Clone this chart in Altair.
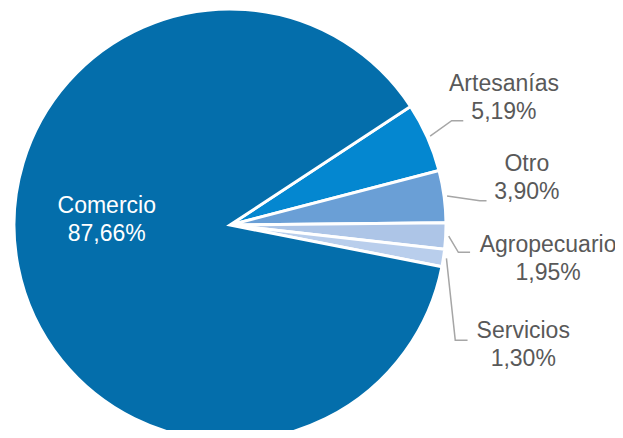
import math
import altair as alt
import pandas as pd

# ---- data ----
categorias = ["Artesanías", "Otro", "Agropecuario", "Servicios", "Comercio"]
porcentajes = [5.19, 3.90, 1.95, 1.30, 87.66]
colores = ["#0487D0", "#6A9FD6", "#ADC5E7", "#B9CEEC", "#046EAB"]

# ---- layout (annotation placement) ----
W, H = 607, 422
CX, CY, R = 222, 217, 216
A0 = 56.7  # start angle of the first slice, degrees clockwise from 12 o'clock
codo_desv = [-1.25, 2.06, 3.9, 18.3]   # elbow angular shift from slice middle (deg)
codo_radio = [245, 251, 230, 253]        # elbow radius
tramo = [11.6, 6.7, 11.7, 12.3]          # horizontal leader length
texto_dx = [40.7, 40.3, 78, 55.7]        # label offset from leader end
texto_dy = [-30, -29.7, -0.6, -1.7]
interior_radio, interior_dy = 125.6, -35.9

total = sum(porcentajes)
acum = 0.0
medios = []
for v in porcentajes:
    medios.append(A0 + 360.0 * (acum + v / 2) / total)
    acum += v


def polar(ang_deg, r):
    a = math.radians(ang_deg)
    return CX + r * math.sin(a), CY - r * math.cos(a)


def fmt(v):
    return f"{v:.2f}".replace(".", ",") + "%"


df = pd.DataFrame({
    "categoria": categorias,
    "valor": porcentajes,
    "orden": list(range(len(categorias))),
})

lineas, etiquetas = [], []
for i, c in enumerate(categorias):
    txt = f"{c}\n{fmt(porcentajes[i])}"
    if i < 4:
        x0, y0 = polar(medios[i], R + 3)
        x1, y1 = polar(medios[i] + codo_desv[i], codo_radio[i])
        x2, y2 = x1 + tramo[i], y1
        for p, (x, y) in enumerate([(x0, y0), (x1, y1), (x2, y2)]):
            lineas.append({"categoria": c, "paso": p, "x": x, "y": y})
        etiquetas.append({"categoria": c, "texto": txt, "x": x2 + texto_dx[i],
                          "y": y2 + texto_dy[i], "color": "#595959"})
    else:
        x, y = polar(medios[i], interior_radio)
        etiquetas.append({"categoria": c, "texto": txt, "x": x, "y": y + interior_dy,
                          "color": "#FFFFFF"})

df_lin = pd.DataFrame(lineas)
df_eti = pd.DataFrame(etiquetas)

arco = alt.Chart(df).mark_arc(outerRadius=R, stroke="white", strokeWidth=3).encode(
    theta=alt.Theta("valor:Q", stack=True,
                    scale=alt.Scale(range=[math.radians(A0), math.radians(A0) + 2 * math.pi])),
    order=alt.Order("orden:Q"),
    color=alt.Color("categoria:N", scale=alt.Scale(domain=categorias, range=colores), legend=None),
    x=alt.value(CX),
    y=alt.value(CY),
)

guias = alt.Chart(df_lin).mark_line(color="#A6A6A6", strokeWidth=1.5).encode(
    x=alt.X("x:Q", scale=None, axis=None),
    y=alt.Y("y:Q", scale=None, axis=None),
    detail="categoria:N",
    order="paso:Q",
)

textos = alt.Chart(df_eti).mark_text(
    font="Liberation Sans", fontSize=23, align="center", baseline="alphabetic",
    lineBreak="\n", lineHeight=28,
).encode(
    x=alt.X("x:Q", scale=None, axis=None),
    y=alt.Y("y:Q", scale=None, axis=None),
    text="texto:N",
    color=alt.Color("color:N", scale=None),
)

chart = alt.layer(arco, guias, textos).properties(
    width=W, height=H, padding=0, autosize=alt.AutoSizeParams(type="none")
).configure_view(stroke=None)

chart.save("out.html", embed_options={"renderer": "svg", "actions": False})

Given task: Copy the material shown above in full and exactly. Skip the pictures.

Output for this task:
Clone this chart in Altair.
import math
import altair as alt
import pandas as pd

# ---- data ----
categorias = ["Artesanías", "Otro", "Agropecuario", "Servicios", "Comercio"]
porcentajes = [5.19, 3.90, 1.95, 1.30, 87.66]
colores = ["#0487D0", "#6A9FD6", "#ADC5E7", "#B9CEEC", "#046EAB"]

# ---- layout (annotation placement) ----
W, H = 607, 422
CX, CY, R = 222, 217, 216
A0 = 56.7  # start angle of the first slice, degrees clockwise from 12 o'clock
codo_desv = [-1.25, 2.06, 3.9, 18.3]   # elbow angular shift from slice middle (deg)
codo_radio = [245, 251, 230, 253]        # elbow radius
tramo = [11.6, 6.7, 11.7, 12.3]          # horizontal leader length
texto_dx = [40.7, 40.3, 78, 55.7]        # label offset from leader end
texto_dy = [-30, -29.7, -0.6, -1.7]
interior_radio, interior_dy = 125.6, -35.9

total = sum(porcentajes)
acum = 0.0
medios = []
for v in porcentajes:
    medios.append(A0 + 360.0 * (acum + v / 2) / total)
    acum += v


def polar(ang_deg, r):
    a = math.radians(ang_deg)
    return CX + r * math.sin(a), CY - r * math.cos(a)


def fmt(v):
    return f"{v:.2f}".replace(".", ",") + "%"


df = pd.DataFrame({
    "categoria": categorias,
    "valor": porcentajes,
    "orden": list(range(len(categorias))),
})

lineas, etiquetas = [], []
for i, c in enumerate(categorias):
    txt = f"{c}\n{fmt(porcentajes[i])}"
    if i < 4:
        x0, y0 = polar(medios[i], R + 3)
        x1, y1 = polar(medios[i] + codo_desv[i], codo_radio[i])
        x2, y2 = x1 + tramo[i], y1
        for p, (x, y) in enumerate([(x0, y0), (x1, y1), (x2, y2)]):
            lineas.append({"categoria": c, "paso": p, "x": x, "y": y})
        etiquetas.append({"categoria": c, "texto": txt, "x": x2 + texto_dx[i],
                          "y": y2 + texto_dy[i], "color": "#595959"})
    else:
        x, y = polar(medios[i], interior_radio)
        etiquetas.append({"categoria": c, "texto": txt, "x": x, "y": y + interior_dy,
                          "color": "#FFFFFF"})

df_lin = pd.DataFrame(lineas)
df_eti = pd.DataFrame(etiquetas)

arco = alt.Chart(df).mark_arc(outerRadius=R, stroke="white", strokeWidth=3).encode(
    theta=alt.Theta("valor:Q", stack=True,
                    scale=alt.Scale(range=[math.radians(A0), math.radians(A0) + 2 * math.pi])),
    order=alt.Order("orden:Q"),
    color=alt.Color("categoria:N", scale=alt.Scale(domain=categorias, range=colores), legend=None),
    x=alt.value(CX),
    y=alt.value(CY),
)

guias = alt.Chart(df_lin).mark_line(color="#A6A6A6", strokeWidth=1.5).encode(
    x=alt.X("x:Q", scale=None, axis=None),
    y=alt.Y("y:Q", scale=None, axis=None),
    detail="categoria:N",
    order="paso:Q",
)

textos = alt.Chart(df_eti).mark_text(
    font="Liberation Sans", fontSize=23, align="center", baseline="alphabetic",
    lineBreak="\n", lineHeight=28,
).encode(
    x=alt.X("x:Q", scale=None, axis=None),
    y=alt.Y("y:Q", scale=None, axis=None),
    text="texto:N",
    color=alt.Color("color:N", scale=None),
)

chart = alt.layer(arco, guias, textos).properties(
    width=W, height=H, padding=0, autosize=alt.AutoSizeParams(type="none")
).configure_view(stroke=None)

chart.save("out.html", embed_options={"renderer": "svg", "actions": False})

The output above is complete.